● **GIVEN INSTRUCTION**
Repeat, exactly and completely, the material that follows. Omit the pictures.

● **DATA EXTRACT**
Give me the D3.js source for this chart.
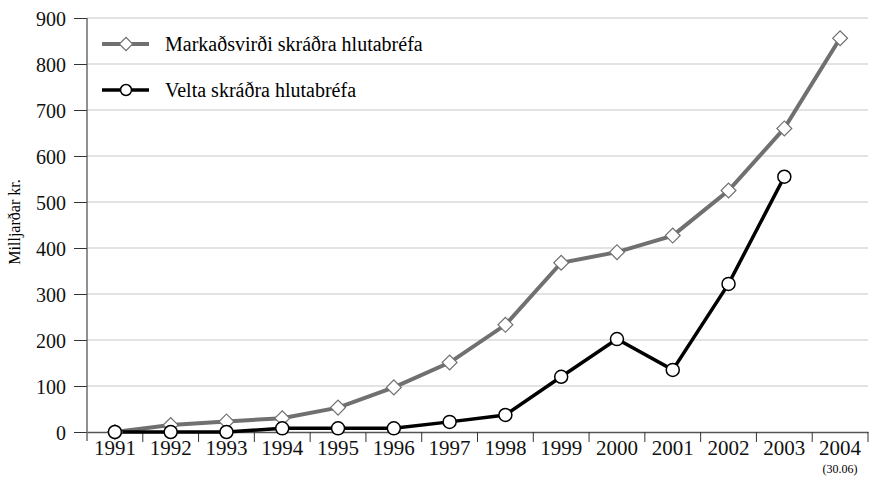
<!DOCTYPE html>
<html>
<head>
<meta charset="utf-8">
<script src="https://cdn.jsdelivr.net/npm/d3@7"></script>
<style>
  body { margin: 0; background: #fff; }
</style>
</head>
<body>
<svg id="chart" width="871" height="480"></svg>
<script>
"use strict"

let years = ["1991","1992","1993","1994","1995","1996","1997","1998","1999","2000","2001","2002","2003","2004"]
let markadsvirdi = [0, 15, 23, 30, 53, 97, 151, 233, 368, 391, 427, 525, 660, 856]
let velta = [0, 0, 0, 8, 8, 8, 22, 37, 120, 202, 135, 322, 555, null]
let yTicks = [0, 100, 200, 300, 400, 500, 600, 700, 800, 900]
let seriesNames = ["Markaðsvirði skráðra hlutabréfa", "Velta skráðra hlutabréfa"]

let serif = "'Liberation Serif', 'DejaVu Serif', serif"
let svg = d3.select("#chart")
let plotLeft = 87, plotRight = 868, plotTop = 18, plotBottom = 432

let x = d3.scaleBand().domain(years).range([plotLeft, plotRight])
let y = d3.scaleLinear().domain([0, 900]).range([plotBottom, plotTop])
let cx = function (d, i) { return x(years[i]) + x.bandwidth() / 2 }

// gridlines
svg.append("g").selectAll("line")
    .data(yTicks.slice(1))
    .enter().append("line")
    .attr("x1", plotLeft).attr("x2", plotRight)
    .attr("y1", d => y(d)).attr("y2", d => y(d))
    .attr("stroke", "#c8c8c8").attr("stroke-width", 1.2)

// y axis
let yAxis = svg.append("g")
    .attr("transform", "translate(" + plotLeft + ",0)")
    .call(d3.axisLeft(y).tickValues(yTicks).tickSize(13).tickPadding(8))
yAxis.select(".domain").remove()
yAxis.selectAll("line").attr("stroke", "#333")
yAxis.selectAll("text")
    .style("font-family", serif).style("font-size", "20px").attr("fill", "#111")
    .attr("dy", "0.35em")
svg.append("line")
    .attr("x1", plotLeft).attr("x2", plotLeft).attr("y1", plotTop).attr("y2", plotBottom + 9)
    .attr("stroke", "#555").attr("stroke-width", 1.3)

// x axis
let xAxis = svg.append("g")
    .attr("transform", "translate(0," + plotBottom + ")")
    .call(d3.axisBottom(x).tickSize(0).tickPadding(8))
xAxis.select(".domain").attr("stroke", "#555").attr("stroke-width", 1.3)
xAxis.selectAll("text")
    .style("font-family", serif).style("font-size", "21px").attr("fill", "#111")
    .attr("dy", "0.71em")
svg.append("g").selectAll("line")
    .data(years.map(d => x(d)).concat([plotRight]).slice(1))
    .enter().append("line")
    .attr("x1", d => d).attr("x2", d => d)
    .attr("y1", plotBottom).attr("y2", plotBottom + 10)
    .attr("stroke", "#333").attr("stroke-width", 1)

svg.append("text")
    .attr("x", cx(null, 13)).attr("y", 473)
    .attr("text-anchor", "middle")
    .style("font-family", serif).style("font-size", "12px")
    .text("(30.06)")

svg.append("text")
    .attr("transform", "translate(20,222) rotate(-90)")
    .attr("text-anchor", "middle")
    .style("font-family", serif).style("font-size", "16px")
    .text("Milljarðar kr.")

// lines
let line = d3.line()
    .defined(d => d !== null)
    .x(cx)
    .y(d => y(d))

svg.append("path").datum(markadsvirdi)
    .attr("d", line).attr("fill", "none")
    .attr("stroke", "#707070").attr("stroke-width", 4)

svg.append("path").datum(velta)
    .attr("d", line).attr("fill", "none")
    .attr("stroke", "#000").attr("stroke-width", 3.5)

let diamond = d3.symbol().type(d3.symbolSquare).size(110)

svg.append("g").selectAll("path")
    .data(markadsvirdi)
    .enter().append("path")
    .attr("d", diamond)
    .attr("transform", (d, i) => "translate(" + cx(d, i) + "," + y(d) + ") rotate(45)")
    .attr("fill", "#fff").attr("stroke", "#707070").attr("stroke-width", 1.2)

svg.append("g").selectAll("circle")
    .data(velta.filter(d => d !== null))
    .enter().append("circle")
    .attr("cx", cx).attr("cy", d => y(d))
    .attr("r", 6.5)
    .attr("fill", "#fff").attr("stroke", "#000").attr("stroke-width", 1.5)

// legend
let legend = svg.append("g")
legend.append("line")
    .attr("x1", 102).attr("x2", 149).attr("y1", 44).attr("y2", 44)
    .attr("stroke", "#707070").attr("stroke-width", 4)
legend.append("path")
    .attr("d", d3.symbol().type(d3.symbolSquare).size(90))
    .attr("transform", "translate(126,44) rotate(45)")
    .attr("fill", "#fff").attr("stroke", "#707070").attr("stroke-width", 1.2)
legend.append("text")
    .attr("x", 165).attr("y", 44).attr("dy", "0.35em")
    .style("font-family", serif).style("font-size", "20px")
    .text(seriesNames[0])

legend.append("line")
    .attr("x1", 102).attr("x2", 149).attr("y1", 90).attr("y2", 90)
    .attr("stroke", "#000").attr("stroke-width", 3.5)
legend.append("circle")
    .attr("cx", 126).attr("cy", 90).attr("r", 5.5)
    .attr("fill", "#fff").attr("stroke", "#000").attr("stroke-width", 1.5)
legend.append("text")
    .attr("x", 165).attr("y", 90).attr("dy", "0.35em")
    .style("font-family", serif).style("font-size", "20px")
    .text(seriesNames[1])
</script>
</body>
</html>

● **EXERCISE ANSWER**
Give me the D3.js source for this chart.
<!DOCTYPE html>
<html>
<head>
<meta charset="utf-8">
<script src="https://cdn.jsdelivr.net/npm/d3@7"></script>
<style>
  body { margin: 0; background: #fff; }
</style>
</head>
<body>
<svg id="chart" width="871" height="480"></svg>
<script>
"use strict"

let years = ["1991","1992","1993","1994","1995","1996","1997","1998","1999","2000","2001","2002","2003","2004"]
let markadsvirdi = [0, 15, 23, 30, 53, 97, 151, 233, 368, 391, 427, 525, 660, 856]
let velta = [0, 0, 0, 8, 8, 8, 22, 37, 120, 202, 135, 322, 555, null]
let yTicks = [0, 100, 200, 300, 400, 500, 600, 700, 800, 900]
let seriesNames = ["Markaðsvirði skráðra hlutabréfa", "Velta skráðra hlutabréfa"]

let serif = "'Liberation Serif', 'DejaVu Serif', serif"
let svg = d3.select("#chart")
let plotLeft = 87, plotRight = 868, plotTop = 18, plotBottom = 432

let x = d3.scaleBand().domain(years).range([plotLeft, plotRight])
let y = d3.scaleLinear().domain([0, 900]).range([plotBottom, plotTop])
let cx = function (d, i) { return x(years[i]) + x.bandwidth() / 2 }

// gridlines
svg.append("g").selectAll("line")
    .data(yTicks.slice(1))
    .enter().append("line")
    .attr("x1", plotLeft).attr("x2", plotRight)
    .attr("y1", d => y(d)).attr("y2", d => y(d))
    .attr("stroke", "#c8c8c8").attr("stroke-width", 1.2)

// y axis
let yAxis = svg.append("g")
    .attr("transform", "translate(" + plotLeft + ",0)")
    .call(d3.axisLeft(y).tickValues(yTicks).tickSize(13).tickPadding(8))
yAxis.select(".domain").remove()
yAxis.selectAll("line").attr("stroke", "#333")
yAxis.selectAll("text")
    .style("font-family", serif).style("font-size", "20px").attr("fill", "#111")
    .attr("dy", "0.35em")
svg.append("line")
    .attr("x1", plotLeft).attr("x2", plotLeft).attr("y1", plotTop).attr("y2", plotBottom + 9)
    .attr("stroke", "#555").attr("stroke-width", 1.3)

// x axis
let xAxis = svg.append("g")
    .attr("transform", "translate(0," + plotBottom + ")")
    .call(d3.axisBottom(x).tickSize(0).tickPadding(8))
xAxis.select(".domain").attr("stroke", "#555").attr("stroke-width", 1.3)
xAxis.selectAll("text")
    .style("font-family", serif).style("font-size", "21px").attr("fill", "#111")
    .attr("dy", "0.71em")
svg.append("g").selectAll("line")
    .data(years.map(d => x(d)).concat([plotRight]).slice(1))
    .enter().append("line")
    .attr("x1", d => d).attr("x2", d => d)
    .attr("y1", plotBottom).attr("y2", plotBottom + 10)
    .attr("stroke", "#333").attr("stroke-width", 1)

svg.append("text")
    .attr("x", cx(null, 13)).attr("y", 473)
    .attr("text-anchor", "middle")
    .style("font-family", serif).style("font-size", "12px")
    .text("(30.06)")

svg.append("text")
    .attr("transform", "translate(20,222) rotate(-90)")
    .attr("text-anchor", "middle")
    .style("font-family", serif).style("font-size", "16px")
    .text("Milljarðar kr.")

// lines
let line = d3.line()
    .defined(d => d !== null)
    .x(cx)
    .y(d => y(d))

svg.append("path").datum(markadsvirdi)
    .attr("d", line).attr("fill", "none")
    .attr("stroke", "#707070").attr("stroke-width", 4)

svg.append("path").datum(velta)
    .attr("d", line).attr("fill", "none")
    .attr("stroke", "#000").attr("stroke-width", 3.5)

let diamond = d3.symbol().type(d3.symbolSquare).size(110)

svg.append("g").selectAll("path")
    .data(markadsvirdi)
    .enter().append("path")
    .attr("d", diamond)
    .attr("transform", (d, i) => "translate(" + cx(d, i) + "," + y(d) + ") rotate(45)")
    .attr("fill", "#fff").attr("stroke", "#707070").attr("stroke-width", 1.2)

svg.append("g").selectAll("circle")
    .data(velta.filter(d => d !== null))
    .enter().append("circle")
    .attr("cx", cx).attr("cy", d => y(d))
    .attr("r", 6.5)
    .attr("fill", "#fff").attr("stroke", "#000").attr("stroke-width", 1.5)

// legend
let legend = svg.append("g")
legend.append("line")
    .attr("x1", 102).attr("x2", 149).attr("y1", 44).attr("y2", 44)
    .attr("stroke", "#707070").attr("stroke-width", 4)
legend.append("path")
    .attr("d", d3.symbol().type(d3.symbolSquare).size(90))
    .attr("transform", "translate(126,44) rotate(45)")
    .attr("fill", "#fff").attr("stroke", "#707070").attr("stroke-width", 1.2)
legend.append("text")
    .attr("x", 165).attr("y", 44).attr("dy", "0.35em")
    .style("font-family", serif).style("font-size", "20px")
    .text(seriesNames[0])

legend.append("line")
    .attr("x1", 102).attr("x2", 149).attr("y1", 90).attr("y2", 90)
    .attr("stroke", "#000").attr("stroke-width", 3.5)
legend.append("circle")
    .attr("cx", 126).attr("cy", 90).attr("r", 5.5)
    .attr("fill", "#fff").attr("stroke", "#000").attr("stroke-width", 1.5)
legend.append("text")
    .attr("x", 165).attr("y", 90).attr("dy", "0.35em")
    .style("font-family", serif).style("font-size", "20px")
    .text(seriesNames[1])
</script>
</body>
</html>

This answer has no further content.